Carolyn Forche
Forche is the narrator of most of her poems. She has a voice defined by humanist values. She considered it her duty to bear witness to all of the people she met and places she visited in her career as a sort of poetic journalist. In her travels she encounters many of the more gruesome and evil parts of this world, intent on shedding light on the dark places. Her own character in her poems remains more witness than judge, until some of her later poems. For the most part she keeps her opinions out of her writing, but she describes her experiences in such a way that any conscientious reader must agree that the humanist answer is the necessary response.
The Colonel
Trigger Warning: Violence
While visiting El Salvador on a relief mission, Forche is invited to the home of a colonel who runs one of the prisons.
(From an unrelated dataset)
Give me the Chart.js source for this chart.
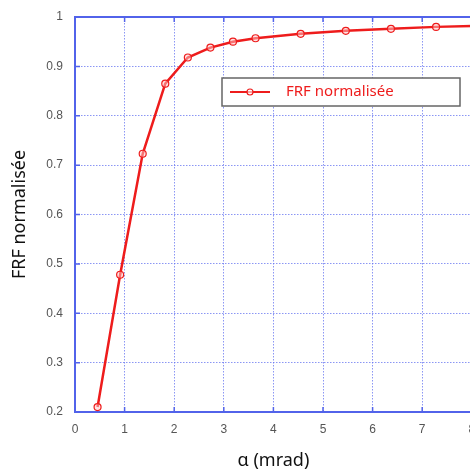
<!DOCTYPE html>
<html>
<head>
<meta charset="utf-8">
<script src="https://cdn.jsdelivr.net/npm/chart.js@4"></script>
<style>
  html, body { margin: 0; padding: 0; background: #fff; overflow: hidden; }
  #wrap { width: 470px; height: 475px; position: relative; overflow: hidden; }
</style>
</head>
<body>
<div id="wrap"><canvas id="frfChart" width="477" height="475"></canvas></div>
<script>
// ========== DATA ==========
const alphaMrad = [0.455, 0.91, 1.365, 1.82, 2.275, 2.73, 3.185, 3.64, 4.55, 5.46, 6.37, 7.28, 8.19];
const frfNorm   = [0.21, 0.478, 0.723, 0.865, 0.918, 0.938, 0.950, 0.957, 0.966, 0.972, 0.976, 0.980, 0.982];
const seriesLabel = 'FRF normalisée';
const xTitle = 'α (mrad)';
const yTitle = 'FRF normalisée';

const BLUE = '#5263ea';
const GRID = 'rgba(100, 115, 240, 0.75)';
const RED = '#ee1c1c';

// frame, inward ticks and legend box inside the plot area
const framePlugin = {
    id: 'frame',
    beforeDatasetsDraw(chart) {
        const a = chart.chartArea, c = chart.ctx;
        const xs = chart.scales.x, ys = chart.scales.y;
        c.save();
        c.strokeStyle = BLUE;
        c.lineWidth = 2;
        c.strokeRect(a.left, a.top, a.right - a.left, a.bottom - a.top);
        c.lineWidth = 1.5;
        c.beginPath();
        xs.ticks.forEach(t => {
            const px = xs.getPixelForValue(t.value);
            c.moveTo(px, a.bottom); c.lineTo(px, a.bottom - 5);
            c.moveTo(px, a.top); c.lineTo(px, a.top + 5);
        });
        ys.ticks.forEach(t => {
            const py = ys.getPixelForValue(t.value);
            c.moveTo(a.left, py); c.lineTo(a.left + 5, py);
        });
        c.stroke();
        c.restore();
    },
    afterDraw(chart) {
        const a = chart.chartArea, c = chart.ctx;
        const x = a.left + 147, y = a.top + 61, w = 238, h = 28;
        c.save();
        c.fillStyle = '#fff';
        c.fillRect(x, y, w, h);
        c.strokeStyle = '#666';
        c.lineWidth = 1.5;
        c.strokeRect(x, y, w, h);
        const my = y + h / 2;
        c.strokeStyle = RED;
        c.lineWidth = 2;
        c.beginPath();
        c.moveTo(x + 8, my);
        c.lineTo(x + 48, my);
        c.stroke();
        c.beginPath();
        c.arc(x + 28, my, 3, 0, Math.PI * 2);
        c.fillStyle = 'rgba(255,255,255,0.6)';
        c.fill();
        c.lineWidth = 1.2;
        c.stroke();
        c.fillStyle = RED;
        c.font = '15px "Noto Sans", sans-serif';
        c.textBaseline = 'middle';
        c.fillText(seriesLabel, x + 64, my);
        c.restore();
    }
};

const ctx = document.getElementById('frfChart').getContext('2d');
const frfChart = new Chart(ctx, {
    type: 'line',
    data: {
        datasets: [{
            label: seriesLabel,
            data: alphaMrad.map((a, i) => ({ x: a, y: frfNorm[i] })),
            borderColor: RED,
            borderWidth: 2.5,
            tension: 0,
            pointRadius: 3.5,
            pointBorderWidth: 1.2,
            pointBorderColor: RED,
            pointBackgroundColor: 'rgba(255,200,200,0.5)'
        }]
    },
    plugins: [framePlugin],
    options: {
        responsive: false,
        animation: false,
        layout: { padding: { top: 17, right: 0, left: 0, bottom: 0 } },
        plugins: { legend: { display: false }, tooltip: { enabled: false } },
        scales: {
            x: {
                type: 'linear',
                min: 0, max: 8,
                afterFit: (s) => { s.height = 63; s.paddingRight = 0; s.paddingLeft = 0; },
                grid: { color: GRID, lineWidth: 1, drawTicks: false },
                border: { display: false, dash: [1.5, 1.5] },
                ticks: { stepSize: 1, padding: 10, color: '#555', font: { family: 'Liberation Sans', size: 12 } },
                title: { display: true, text: xTitle, color: '#111', padding: { top: 0, bottom: 3 },
                         font: { family: 'Noto Sans', size: 18 } }
            },
            y: {
                min: 0.2, max: 1,
                afterFit: (s) => { s.width = 75; s.paddingTop = 0; s.paddingBottom = 0; },
                grid: { color: GRID, lineWidth: 1, drawTicks: false },
                border: { display: false, dash: [1.5, 1.5] },
                ticks: { stepSize: 0.1, padding: 12, color: '#555', font: { family: 'Liberation Sans', size: 12 },
                         callback: (v) => Math.round(v * 10) / 10 },
                title: { display: true, text: yTitle, color: '#111', padding: { top: 9, bottom: 0 },
                         font: { family: 'Noto Sans', size: 18 } }
            }
        }
    }
});
</script>
</body>
</html>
He is an angry paranoid man who has implanted shards of glass and pottery into the exterior walls of his home in order to maim intruders. When Forche talks about her purpose for visiting El Salvador he becomes enraged and throws a bag of severed human ears down onto the table in front of her. His message is clear: he doesn't value human life. This is described in "The Colonel."
Elena
Elena is person Forche met in Buenos Aires, featured in the poem "In Memory of Elena." She and her husband were the victims of street violence. One second she's standing beside her lover, sharing a special moment, and the next she's supporting his limp weight as he falls to the ground. As Forche describes, she was a victim by design of whatever political ills befell that place.
The Girl from "The Ghost of Heaven"
Trigger Warning: Violence
In this poem Forche describes a horrific battlefield. She and some companions are searching for a pregnant girl who they believe got caught up in the violence. When they find her, she's dead, and her killers have sliced open her womb and inserted an anonymous man's severed head. Oddly enough the people who find her catch themselves feeling relieved at the sight; she hadn't been pregnant after all. Forche describes her vision of the girl's spirit rising out of her body and approaching them. She became a sort of phoenix and a savior figure, transcending death.
The Boatman
This character is the narrator of "The Boatman." Caught up in a war-torn place (probably in the Middle East, possibly Mecca), the boatman and his companions read leaflets which have been dropped to warn them to evacuate. Nobody knows where to go, so the boatman finds himself or herself in charge of a group of refugees. He or she compares himself or herself to a boatman ferrying people to safety, but not literally. The boatman is the refugee's leader, their guide to a safer home.